Darren Aronofsky Fought The Studio To Keep Mickey Rourke In The Wrestler

Darren Aronofsky is a director known for his ambition. Starting with his incredibly risky debut film, "Pi," he's known for going all-out in telling layered and metaphysical stories such as "Black Swan" and "Mother!" But following "The Fountain," one of his more shakily reviewed films, Aronofsky decided to scale back his storytelling for his next project.

He decided upon the topic of an aging professional wrestler, whose obsession with his craft severely damages not only his personal life, but his health and well-being. "The Wrestler," which starred Mickey Rourke in one of his greatest roles, is my personal favorite of Aronofsky's movies because it's such a departure from his other films. Compared to the grand ambition of some of his other work, "The Wrestler" is a small-scale piece that uses the showmanship and cheaply produced flash of the wrestling industry as a replacement for his usual upscale ideas. The world of independent pro wrestling is grimy, and so is the movie. The movie's representation of the seedy underbelly of the wrestling business has been praised by real life wrestlers and fans alike, and even been reflected recently by the 73-year-old Ric Flair insisting on wrestling one last match.

Despite Aronofsky scaling back his ambition, he maintained his refusal to compromise on his vision. When the studio wanted to fire Rourke from the film, Aronofsky pushed to keep the actor, according to an interview with Rourke (via Collider).

The man for the job

Mickey Rourke's performance in the movie is a standout, with him managing to embody the character both emotionally and physically, gaining an impressive 27 pounds of muscle for the film. Rourke's portrayal of the emotionally stunted former wrestling star Randy "The Ram" Robinson is nuanced and dark, while still managing to play humorously in multiple scenes.

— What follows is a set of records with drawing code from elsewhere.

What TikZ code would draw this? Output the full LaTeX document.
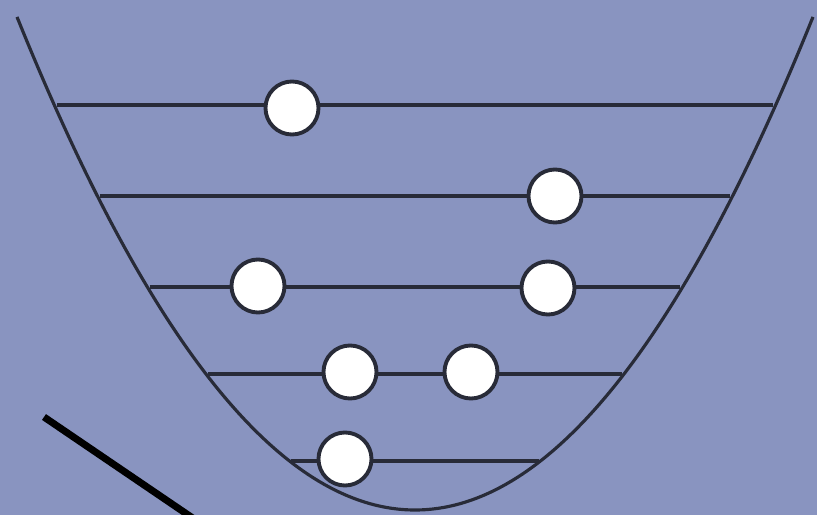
\documentclass[tikz,border=0pt]{standalone}
\definecolor{bgblue}{RGB}{137,148,192}
\definecolor{inkdark}{RGB}{40,43,56}
\tikzset{
  level/.style={draw=inkdark, line width=1.15pt},
  well/.style={draw=inkdark, line width=0.9pt},
  ball/.style={circle, draw=inkdark, fill=white, line width=1.1pt, minimum size=0.53cm, inner sep=0pt},
  pointer/.style={draw=black, line width=2pt}
}
\begin{document}
\begin{tikzpicture}[x=0.01cm, y=-0.01cm]
\fill[bgblue] (0,0) rectangle (817,515);
\useasboundingbox (0,0) rectangle (817,515);
\begin{scope}
\clip (0,0) rectangle (817,515);
\draw[well] plot[domain=17:813, samples=120, smooth] (\x, {510 - 0.00311*(\x-415)*(\x-415)});
% level end points on the well
\coordinate (l1a) at (57,105);  \coordinate (l1b) at (773,105);
\coordinate (l2a) at (100,196); \coordinate (l2b) at (730,196);
\coordinate (l3a) at (150,287); \coordinate (l3b) at (680,287);
\coordinate (l4a) at (208,374); \coordinate (l4b) at (622,374);
\coordinate (l5a) at (291,461); \coordinate (l5b) at (539,461);
\draw[level] (l1a) -- (l1b);
\draw[level] (l2a) -- (l2b);
\draw[level] (l3a) -- (l3b);
\draw[level] (l4a) -- (l4b);
\draw[level] (l5a) -- (l5b);
\node[ball] (b1) at (292,108) {};
\node[ball] (b2) at (555,196) {};
\node[ball] (b3) at (258,286) {};
\node[ball] (b4) at (548,288) {};
\node[ball] (b5) at (350,372) {};
\node[ball] (b6) at (471,372) {};
\node[ball] (b7) at (345,459) {};
\coordinate (pa) at (44,417);
\coordinate (pb) at (200,523);
\draw[pointer] (pa) -- (pb);
\end{scope}
\end{tikzpicture}
\end{document}
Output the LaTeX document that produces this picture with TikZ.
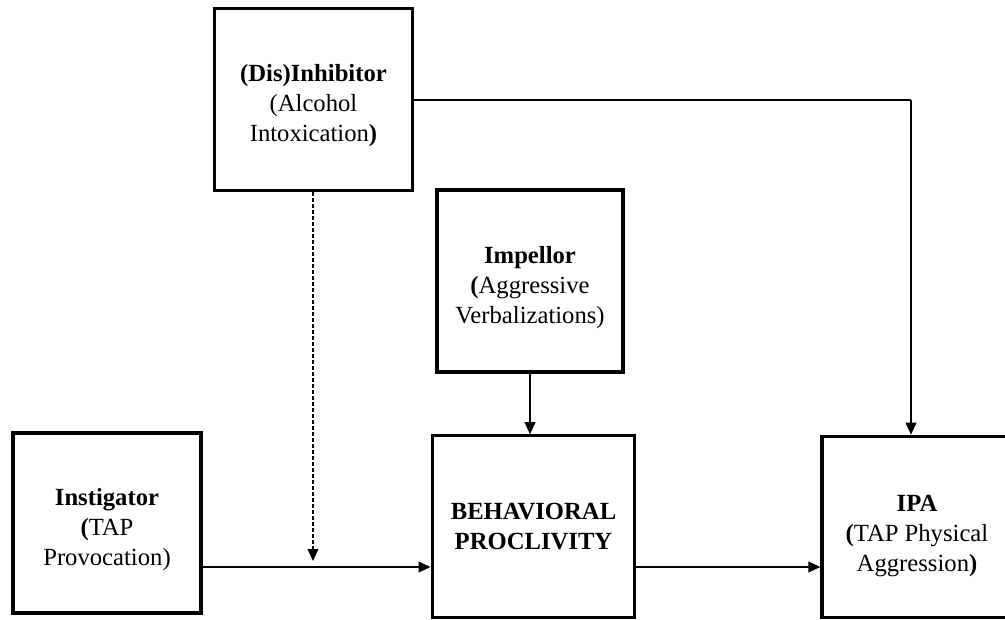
\documentclass[tikz,border=0pt]{standalone}
\usepackage{fontspec}
\setmainfont{Liberation Serif}
\usetikzlibrary{arrows.meta}

% first line pushed down a little
\newcommand{\lowfirst}[1]{\rule{0pt}{#1}}

\tikzset{
  box/.style={draw, line width=2.4pt, inner sep=0pt, align=center,
    font=\fontsize{18.5}{22.5}\selectfont},
  conn/.style={line width=1.3pt, -{Triangle[length=9pt,width=8pt]}},
}

\begin{document}
\begin{tikzpicture}[x=0.75pt, y=-0.75pt]
    \useasboundingbox (0,0) rectangle (1005,619);
    \node(dis)[box, minimum width=148.5pt, minimum height=136.5pt] at (313.5, 99.5) {\lowfirst{22pt}\textbf{(Dis)Inhibitor}\\(Alcohol\\Intoxication\textbf{)}};
    \node(imp)[box, minimum width=139.5pt, minimum height=136.5pt] at (530, 281) {\lowfirst{22pt}\textbf{Impellor}\\\textbf{(}Aggressive\\Verbalizations)};
    \node(ins)[box, minimum width=141pt, minimum height=135pt] at (107, 523) {\lowfirst{22pt}\textbf{Instigator}\\\textbf{(}TAP\\Provocation)};
    \node(beh)[box, minimum width=152pt, minimum height=136pt] at (533.5, 526.5) {\textbf{BEHAVIORAL}\\\textbf{PROCLIVITY}};
    \node(ipa)[box, minimum width=142.5pt, minimum height=136pt] at (917, 527) {\lowfirst{25pt}\textbf{IPA}\\\textbf{(}TAP Physical\\Aggression\textbf{)}};
    \coordinate(turn) at (911, 100);
    \coordinate(meet) at (313, 561);
    \draw[conn] (ins.east |- 0,567) -- (beh.west |- 0,567);
    \draw[conn] (beh.east |- 0,567) -- (ipa.west |- 0,567);
    \draw[conn] (imp.south) -- (imp.south |- beh.north);
    \draw[line width=1.3pt] (dis.east |- turn) -- (turn);
    \draw[conn] (turn) -- (turn |- ipa.north);
    \draw[conn, dash pattern=on 3pt off 1.5pt] (dis.south -| meet) -- (meet);
\end{tikzpicture}
\end{document}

According to Rourke, working with Aronofsky in itself was a dream of his. "I think the main thing that attracted me to the piece was the fact that I had an opportunity to work with a really special director," said Rourke in his Collider interview. "In the years I've been working, I can count them on maybe four or five fingers, and I could put him right there right at the top of the list with Coppola and the rest of them, Cimino, Adrian Lyne."

Including Aronofsky in the same list as those legendary directors is high praise, but not a ridiculous take whatsoever. The respect Rourke had for Aronofsky was returned by the director during the filming process, when Aronofsky fought for Rourke to remain in the film. "He's very uncompromising. He has a lot of integrity, and he's smarter than the rest of us. I knew why he wanted me to do this part. I mean, it didn't take a rocket scientist to figure that out," said Rourke, himself a former boxer. "But he really fought for me to do this role when he had a lot of resistance, and he kept fighting for me to do it. And then finally, I lost the part, and I guess even when I lost it, he kept fighting for me to do it. And it worked out."


It did indeed work out, as "The Wrestler" was a huge critical success for Aronofsky, getting his filmography back on track following a the box office misfire of "The Fountain." The film netted Aronofsky the Golden Lion award at the Venice Film Festival, the award given to the festival's best director. It solidified Aronofsky's place in the upper echelon of modern directors, and allowed him to go back to creating his weirdo movies again (ahem, "Mother!").

It was a triumph for Mickey Rourke as well, who won multiple awards for his acting in the movie. His performance was seen as the beginning of his "acting comeback" by some, though the momentum wasn't followed through. To give the laziest performance in "The Expendables," a film full of old men sleepwalking through flashbacks of their youth, is an impressive feat in a very negative sense.

Aronofsky saw Rourke, who hadn't had much work of late at the time, and knew he was the man to be in his movie. In doing so, he resurrected Rourke's career and bolstered his own. Aronofsky continues to use his uncompromising vision to produce great films to this day, with his most recent effort "The Whale" acting as the reclamation project for Brendan Frasier. That surely took some courage as well, and a stern rebuff of likely hesitant movie producers, but when an artist as singular like Aronofsky has demands, you can bet on his taste.